• **Goal**
Return only the lines running from the line that holds "Output the web" to the line that holds "const BAR_COLOR = '#022060';", including both.

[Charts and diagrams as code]
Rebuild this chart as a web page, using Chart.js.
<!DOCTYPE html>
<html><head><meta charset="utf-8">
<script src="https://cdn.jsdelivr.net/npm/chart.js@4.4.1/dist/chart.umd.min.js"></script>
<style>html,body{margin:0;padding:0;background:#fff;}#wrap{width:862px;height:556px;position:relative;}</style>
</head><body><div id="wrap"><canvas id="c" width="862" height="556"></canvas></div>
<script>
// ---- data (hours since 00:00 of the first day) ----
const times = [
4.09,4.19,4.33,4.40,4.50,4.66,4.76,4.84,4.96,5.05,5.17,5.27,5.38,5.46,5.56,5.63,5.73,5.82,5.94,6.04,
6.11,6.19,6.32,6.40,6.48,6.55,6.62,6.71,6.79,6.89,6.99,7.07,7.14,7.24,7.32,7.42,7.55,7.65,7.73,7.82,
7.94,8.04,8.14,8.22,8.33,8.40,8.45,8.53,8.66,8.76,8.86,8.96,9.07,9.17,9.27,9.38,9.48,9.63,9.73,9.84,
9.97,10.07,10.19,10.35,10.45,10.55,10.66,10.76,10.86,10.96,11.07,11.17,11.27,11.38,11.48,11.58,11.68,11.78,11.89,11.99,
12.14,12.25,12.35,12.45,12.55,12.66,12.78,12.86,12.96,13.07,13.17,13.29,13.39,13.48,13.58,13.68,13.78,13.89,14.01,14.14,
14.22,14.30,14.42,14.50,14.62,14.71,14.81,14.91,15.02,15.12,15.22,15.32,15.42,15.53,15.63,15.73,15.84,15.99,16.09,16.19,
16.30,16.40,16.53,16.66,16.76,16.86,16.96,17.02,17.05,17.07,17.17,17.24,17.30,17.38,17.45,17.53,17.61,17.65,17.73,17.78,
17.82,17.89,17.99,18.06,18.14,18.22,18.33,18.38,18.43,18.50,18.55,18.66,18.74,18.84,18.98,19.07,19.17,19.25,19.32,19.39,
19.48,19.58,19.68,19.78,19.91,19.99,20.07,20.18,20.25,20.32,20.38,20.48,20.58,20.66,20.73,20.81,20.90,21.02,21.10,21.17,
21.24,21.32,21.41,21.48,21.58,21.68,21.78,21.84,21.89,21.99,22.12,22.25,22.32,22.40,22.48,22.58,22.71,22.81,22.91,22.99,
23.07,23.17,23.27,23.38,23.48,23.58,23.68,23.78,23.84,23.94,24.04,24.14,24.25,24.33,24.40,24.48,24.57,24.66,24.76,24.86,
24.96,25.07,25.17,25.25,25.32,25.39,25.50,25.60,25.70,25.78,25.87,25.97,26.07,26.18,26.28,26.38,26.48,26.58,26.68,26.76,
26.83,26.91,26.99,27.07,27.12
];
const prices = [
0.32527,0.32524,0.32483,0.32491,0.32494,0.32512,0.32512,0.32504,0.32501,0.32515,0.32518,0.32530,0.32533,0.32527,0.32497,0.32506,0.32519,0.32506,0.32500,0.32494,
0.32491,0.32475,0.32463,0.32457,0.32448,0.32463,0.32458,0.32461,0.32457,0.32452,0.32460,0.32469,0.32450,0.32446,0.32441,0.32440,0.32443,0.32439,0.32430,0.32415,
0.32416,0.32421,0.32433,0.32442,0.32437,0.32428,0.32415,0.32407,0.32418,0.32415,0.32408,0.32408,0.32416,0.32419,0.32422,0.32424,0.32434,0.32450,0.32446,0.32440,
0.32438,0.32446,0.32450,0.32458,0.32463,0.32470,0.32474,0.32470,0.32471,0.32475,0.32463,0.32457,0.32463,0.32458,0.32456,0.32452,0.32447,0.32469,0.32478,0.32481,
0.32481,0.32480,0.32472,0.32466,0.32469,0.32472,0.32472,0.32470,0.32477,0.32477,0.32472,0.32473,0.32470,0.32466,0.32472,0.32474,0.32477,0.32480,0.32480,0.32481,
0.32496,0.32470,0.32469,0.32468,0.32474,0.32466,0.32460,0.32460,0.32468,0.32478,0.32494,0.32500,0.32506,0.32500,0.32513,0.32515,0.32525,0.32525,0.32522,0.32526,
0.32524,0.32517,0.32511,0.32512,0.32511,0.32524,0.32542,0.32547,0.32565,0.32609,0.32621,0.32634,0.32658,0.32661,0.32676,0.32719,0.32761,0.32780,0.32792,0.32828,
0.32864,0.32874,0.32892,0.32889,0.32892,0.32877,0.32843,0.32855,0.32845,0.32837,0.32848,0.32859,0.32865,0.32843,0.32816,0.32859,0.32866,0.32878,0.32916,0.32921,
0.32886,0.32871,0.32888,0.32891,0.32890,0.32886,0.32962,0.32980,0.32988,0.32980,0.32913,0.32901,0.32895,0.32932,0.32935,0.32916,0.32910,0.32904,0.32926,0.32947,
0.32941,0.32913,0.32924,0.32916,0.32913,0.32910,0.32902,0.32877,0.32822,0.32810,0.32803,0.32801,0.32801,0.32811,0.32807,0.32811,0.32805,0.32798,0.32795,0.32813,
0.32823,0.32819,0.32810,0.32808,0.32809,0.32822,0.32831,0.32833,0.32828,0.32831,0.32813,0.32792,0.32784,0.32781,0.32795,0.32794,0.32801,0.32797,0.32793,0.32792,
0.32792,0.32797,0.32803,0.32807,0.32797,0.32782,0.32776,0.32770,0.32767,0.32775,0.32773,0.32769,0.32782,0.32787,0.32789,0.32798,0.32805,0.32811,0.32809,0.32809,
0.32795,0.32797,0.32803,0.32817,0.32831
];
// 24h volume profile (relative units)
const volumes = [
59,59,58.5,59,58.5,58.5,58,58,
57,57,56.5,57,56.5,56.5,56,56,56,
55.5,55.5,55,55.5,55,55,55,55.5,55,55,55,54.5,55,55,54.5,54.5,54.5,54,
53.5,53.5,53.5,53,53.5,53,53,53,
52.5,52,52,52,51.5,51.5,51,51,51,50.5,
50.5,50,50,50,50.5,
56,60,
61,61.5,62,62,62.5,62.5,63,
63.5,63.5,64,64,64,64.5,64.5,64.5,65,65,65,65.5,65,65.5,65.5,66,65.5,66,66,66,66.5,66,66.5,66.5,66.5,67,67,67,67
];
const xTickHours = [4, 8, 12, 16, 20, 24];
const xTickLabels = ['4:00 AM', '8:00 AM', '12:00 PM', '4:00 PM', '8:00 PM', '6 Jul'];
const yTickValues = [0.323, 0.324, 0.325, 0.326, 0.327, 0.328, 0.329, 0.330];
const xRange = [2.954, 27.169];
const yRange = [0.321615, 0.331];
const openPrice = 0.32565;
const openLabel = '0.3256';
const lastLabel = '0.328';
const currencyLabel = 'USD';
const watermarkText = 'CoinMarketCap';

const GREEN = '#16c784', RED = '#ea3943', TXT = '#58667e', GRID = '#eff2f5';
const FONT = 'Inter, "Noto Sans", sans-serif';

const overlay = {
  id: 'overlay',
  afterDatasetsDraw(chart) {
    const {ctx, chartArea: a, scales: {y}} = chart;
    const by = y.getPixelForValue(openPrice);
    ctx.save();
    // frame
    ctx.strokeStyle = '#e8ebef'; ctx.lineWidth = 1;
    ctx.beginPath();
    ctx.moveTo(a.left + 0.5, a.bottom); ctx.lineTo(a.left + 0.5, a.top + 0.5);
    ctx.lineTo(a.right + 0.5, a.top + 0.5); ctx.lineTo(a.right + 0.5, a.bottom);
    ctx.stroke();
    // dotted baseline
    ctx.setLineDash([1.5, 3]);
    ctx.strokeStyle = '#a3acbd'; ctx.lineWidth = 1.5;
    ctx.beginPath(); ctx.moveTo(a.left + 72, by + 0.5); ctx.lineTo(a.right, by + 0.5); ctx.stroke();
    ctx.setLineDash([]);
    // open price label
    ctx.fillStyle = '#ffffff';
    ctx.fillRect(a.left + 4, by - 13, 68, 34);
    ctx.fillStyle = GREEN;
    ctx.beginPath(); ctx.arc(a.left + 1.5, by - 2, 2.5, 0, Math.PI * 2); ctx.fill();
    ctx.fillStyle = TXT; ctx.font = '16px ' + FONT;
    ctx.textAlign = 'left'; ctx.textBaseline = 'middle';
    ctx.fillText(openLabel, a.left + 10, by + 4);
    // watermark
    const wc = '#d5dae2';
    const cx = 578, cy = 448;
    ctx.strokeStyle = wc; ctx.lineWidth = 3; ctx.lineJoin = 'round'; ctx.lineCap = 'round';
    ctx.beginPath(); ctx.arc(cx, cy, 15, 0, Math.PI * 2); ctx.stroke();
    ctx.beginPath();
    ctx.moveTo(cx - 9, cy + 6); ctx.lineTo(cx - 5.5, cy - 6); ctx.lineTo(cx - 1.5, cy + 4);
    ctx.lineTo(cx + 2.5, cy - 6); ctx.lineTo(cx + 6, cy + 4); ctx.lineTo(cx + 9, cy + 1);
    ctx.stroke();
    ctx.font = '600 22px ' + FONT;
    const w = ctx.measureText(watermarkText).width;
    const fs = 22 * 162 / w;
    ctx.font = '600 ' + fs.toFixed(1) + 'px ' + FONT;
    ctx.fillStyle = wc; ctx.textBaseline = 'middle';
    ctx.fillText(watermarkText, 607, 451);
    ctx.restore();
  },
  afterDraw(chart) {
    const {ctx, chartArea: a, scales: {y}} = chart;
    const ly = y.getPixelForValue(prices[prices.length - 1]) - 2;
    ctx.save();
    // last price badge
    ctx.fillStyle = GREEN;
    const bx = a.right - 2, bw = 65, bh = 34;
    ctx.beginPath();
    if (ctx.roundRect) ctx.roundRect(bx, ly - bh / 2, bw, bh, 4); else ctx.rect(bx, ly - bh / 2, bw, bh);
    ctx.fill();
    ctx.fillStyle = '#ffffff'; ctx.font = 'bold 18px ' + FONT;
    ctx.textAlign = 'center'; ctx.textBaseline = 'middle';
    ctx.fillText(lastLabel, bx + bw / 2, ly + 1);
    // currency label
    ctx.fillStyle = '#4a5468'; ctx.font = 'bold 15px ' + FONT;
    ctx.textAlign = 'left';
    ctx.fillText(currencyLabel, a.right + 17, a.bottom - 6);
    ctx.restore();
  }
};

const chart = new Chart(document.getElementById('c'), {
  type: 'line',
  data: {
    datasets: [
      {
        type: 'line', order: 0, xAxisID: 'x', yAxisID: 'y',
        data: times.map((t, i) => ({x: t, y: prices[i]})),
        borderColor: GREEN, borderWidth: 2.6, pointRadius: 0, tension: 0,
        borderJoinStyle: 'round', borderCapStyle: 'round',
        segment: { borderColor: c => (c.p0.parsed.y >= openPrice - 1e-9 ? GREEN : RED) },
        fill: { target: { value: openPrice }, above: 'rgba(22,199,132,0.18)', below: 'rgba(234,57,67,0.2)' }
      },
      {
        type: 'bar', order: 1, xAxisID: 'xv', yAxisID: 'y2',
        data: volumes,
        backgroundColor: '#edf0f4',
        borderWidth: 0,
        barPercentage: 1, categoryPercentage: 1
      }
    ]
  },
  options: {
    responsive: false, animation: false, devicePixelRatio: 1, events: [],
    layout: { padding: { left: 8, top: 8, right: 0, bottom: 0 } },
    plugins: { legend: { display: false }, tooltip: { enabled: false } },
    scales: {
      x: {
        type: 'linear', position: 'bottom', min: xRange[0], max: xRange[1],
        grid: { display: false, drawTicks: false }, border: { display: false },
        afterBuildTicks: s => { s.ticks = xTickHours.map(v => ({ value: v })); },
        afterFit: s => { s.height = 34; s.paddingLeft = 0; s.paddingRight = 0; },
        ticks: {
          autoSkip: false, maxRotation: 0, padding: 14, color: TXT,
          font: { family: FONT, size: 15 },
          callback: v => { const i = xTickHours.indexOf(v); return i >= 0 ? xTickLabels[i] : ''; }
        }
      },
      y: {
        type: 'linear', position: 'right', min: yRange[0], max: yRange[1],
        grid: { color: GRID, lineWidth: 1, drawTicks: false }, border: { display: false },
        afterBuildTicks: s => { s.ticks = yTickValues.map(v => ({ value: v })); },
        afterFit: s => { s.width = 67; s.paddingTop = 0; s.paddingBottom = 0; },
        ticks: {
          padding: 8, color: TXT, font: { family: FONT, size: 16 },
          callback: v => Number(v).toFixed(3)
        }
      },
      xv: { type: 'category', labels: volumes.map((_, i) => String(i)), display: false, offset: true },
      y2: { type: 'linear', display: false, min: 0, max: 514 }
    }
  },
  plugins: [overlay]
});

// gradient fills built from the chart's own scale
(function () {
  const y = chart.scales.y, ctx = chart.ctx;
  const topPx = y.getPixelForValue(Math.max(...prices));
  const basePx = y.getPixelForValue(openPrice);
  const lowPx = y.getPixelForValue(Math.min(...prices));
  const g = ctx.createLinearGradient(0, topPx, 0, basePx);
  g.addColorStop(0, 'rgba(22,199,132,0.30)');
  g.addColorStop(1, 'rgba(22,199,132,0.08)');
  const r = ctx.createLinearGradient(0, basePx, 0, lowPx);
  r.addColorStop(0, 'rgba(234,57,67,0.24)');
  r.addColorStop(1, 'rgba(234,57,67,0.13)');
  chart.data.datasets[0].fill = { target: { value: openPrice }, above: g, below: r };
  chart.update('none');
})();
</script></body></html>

...

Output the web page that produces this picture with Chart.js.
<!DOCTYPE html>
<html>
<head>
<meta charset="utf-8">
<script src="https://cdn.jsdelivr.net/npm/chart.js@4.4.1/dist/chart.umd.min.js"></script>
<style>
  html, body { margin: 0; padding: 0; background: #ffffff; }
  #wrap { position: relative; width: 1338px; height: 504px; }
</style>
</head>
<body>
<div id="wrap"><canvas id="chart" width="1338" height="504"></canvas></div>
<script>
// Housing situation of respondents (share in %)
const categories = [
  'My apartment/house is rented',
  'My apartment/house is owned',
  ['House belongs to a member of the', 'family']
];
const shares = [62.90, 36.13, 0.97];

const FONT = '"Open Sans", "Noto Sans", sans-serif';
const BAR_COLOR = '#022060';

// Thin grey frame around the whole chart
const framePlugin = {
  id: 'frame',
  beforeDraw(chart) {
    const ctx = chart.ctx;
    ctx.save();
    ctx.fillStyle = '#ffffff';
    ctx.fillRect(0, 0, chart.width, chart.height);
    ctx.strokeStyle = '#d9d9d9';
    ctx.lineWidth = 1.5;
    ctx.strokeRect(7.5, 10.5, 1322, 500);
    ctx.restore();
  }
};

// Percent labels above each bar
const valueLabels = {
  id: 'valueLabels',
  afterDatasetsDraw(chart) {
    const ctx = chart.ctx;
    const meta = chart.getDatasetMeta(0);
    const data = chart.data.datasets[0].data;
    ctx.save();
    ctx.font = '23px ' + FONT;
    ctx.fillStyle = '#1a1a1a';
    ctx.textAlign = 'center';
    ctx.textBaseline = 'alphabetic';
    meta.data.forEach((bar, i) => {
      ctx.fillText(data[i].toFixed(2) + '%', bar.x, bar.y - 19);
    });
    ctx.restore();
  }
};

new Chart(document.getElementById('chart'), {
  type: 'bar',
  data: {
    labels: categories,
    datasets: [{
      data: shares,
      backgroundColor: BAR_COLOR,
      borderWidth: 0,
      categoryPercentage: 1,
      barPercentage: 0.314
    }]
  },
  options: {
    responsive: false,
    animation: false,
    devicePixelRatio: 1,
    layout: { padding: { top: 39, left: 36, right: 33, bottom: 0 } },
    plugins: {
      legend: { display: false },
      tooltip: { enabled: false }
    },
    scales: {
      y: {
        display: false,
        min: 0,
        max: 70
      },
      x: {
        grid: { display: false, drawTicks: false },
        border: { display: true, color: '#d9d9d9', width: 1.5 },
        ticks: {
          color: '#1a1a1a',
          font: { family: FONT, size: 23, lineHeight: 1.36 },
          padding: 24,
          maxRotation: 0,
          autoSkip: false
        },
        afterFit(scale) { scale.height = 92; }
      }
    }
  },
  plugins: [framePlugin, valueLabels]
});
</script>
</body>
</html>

• **Written reply**
Output the web page that produces this picture with Chart.js.
<!DOCTYPE html>
<html>
<head>
<meta charset="utf-8">
<script src="https://cdn.jsdelivr.net/npm/chart.js@4.4.1/dist/chart.umd.min.js"></script>
<style>
  html, body { margin: 0; padding: 0; background: #ffffff; }
  #wrap { position: relative; width: 1338px; height: 504px; }
</style>
</head>
<body>
<div id="wrap"><canvas id="chart" width="1338" height="504"></canvas></div>
<script>
// Housing situation of respondents (share in %)
const categories = [
  'My apartment/house is rented',
  'My apartment/house is owned',
  ['House belongs to a member of the', 'family']
];
const shares = [62.90, 36.13, 0.97];

const FONT = '"Open Sans", "Noto Sans", sans-serif';
const BAR_COLOR = '#022060';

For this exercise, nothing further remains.